Early outreach isn’t about your service. Nobody in the first 30 seconds of a cold call cares about your service. What they might care about — if you get it right — is the problem your service solves.
One creates curiosity. The other creates resistance. The difference is which one you lead with.
Talk about what’s changing in their market. Where pressure is building. What’s not working as it should. Make the problem feel real and specific — not vague and categorical.
Creates resistance
“We help businesses improve their sales process and drive better outcomes through our proven outbound methodology.”
Creates curiosity
“Most sales directors I talk to in your sector are finding that their team spends 70% of the week on existing accounts — and new business just doesn’t get touched. Is that something you’re dealing with?
- Before the call
Preparation is the difference. Activity isn't preparation.
Good outreach starts before anyone picks up the phone. The work that happens before the call — or doesn’t — determines whether the call ever becomes a conversation.
What most teams do
- Pull a list from the CRM
- Glance at the prospect’s website
- Start dialling
- Wing the first 30 seconds
- Hope something lands
What sets calls apart
- Understand the business before you call
- Know what’s changed in their market
- Have a specific point of view ready
- Craft an opener around their world
- Arrive with relevance, not a script
When genuine preparation shows up in the first 20 seconds, the call feels different. More relevant. Less intrusive. The prospect’s guard drops — not because you’re charming, but because you’ve clearly done the work.
- Opening the conversation
Forget small talk. Create commercial tension.
“Hi, how are you?” doesn’t open conversations. It closes them. It signals to a busy senior buyer that what follows is routine, forgettable, and probably not worth their next five minutes.
What works instead is introducing something worth thinking about. A shift in the market. A pressure point that’s building. A problem that costs more to ignore than to address.
"We're seeing a shift in how companies like yours are generating pipeline — and it's causing real inconsistency in the back half of the year…" — now there's a reason to engage.
Tension isn’t aggression. It’s relevance. You’re giving the prospect something to react to — something that connects to a problem they already have. That’s what opens a conversation. Not pleasantries.
The only objective of the first call in a long sales cycle — secure the next conversation. That’s where real discovery happens. That’s where deals are built.
- How you're perceived
First impressions define the whole deal.
If your outreach feels transactional, you’ll be treated like a vendor. If it feels insightful, you start to become a partner. That shift matters more than any pitch.

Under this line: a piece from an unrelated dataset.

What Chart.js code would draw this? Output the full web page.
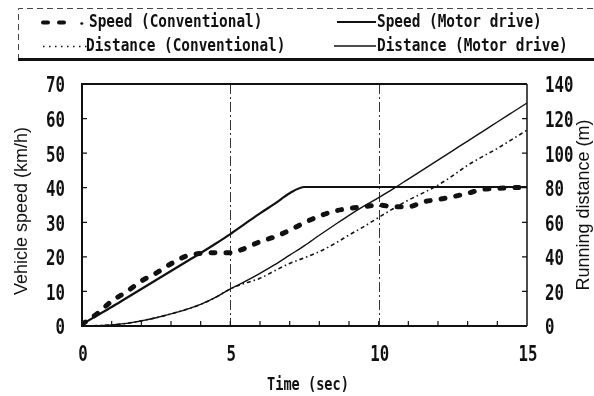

In enterprise and complex B2B sales, buyers don’t choose the loudest voice in the room. They don’t choose the most persistent follow-up. They choose the one that understands them best — the one that showed up knowing something about their world before they were asked to.
If your outreach feels transactional, you’ll be treated like a vendor. If it feels insightful, you start to become a partner. That shift matters more than any pitch.
No script. No fluff. No forced pitch. Just a reason to keep talking — and a prospect who ends the call thinking you’re worth their time at the next one.
- The bottom line
You don't win deals on the first call. But you absolutely lose them there.
The stakes aren’t symmetrical. A great first call doesn’t guarantee a deal. A bad one ends any chance of one. Which means the first call deserves more attention — more preparation, more craft, more intentionality — than most teams give it.
The companies winning in long-cycle B2B aren’t making more calls. They’re making better ones. They’ve built their opening conversations around the buyer’s world, not their own product. They’ve trained their people to earn the second conversation first — and let everything else follow from there.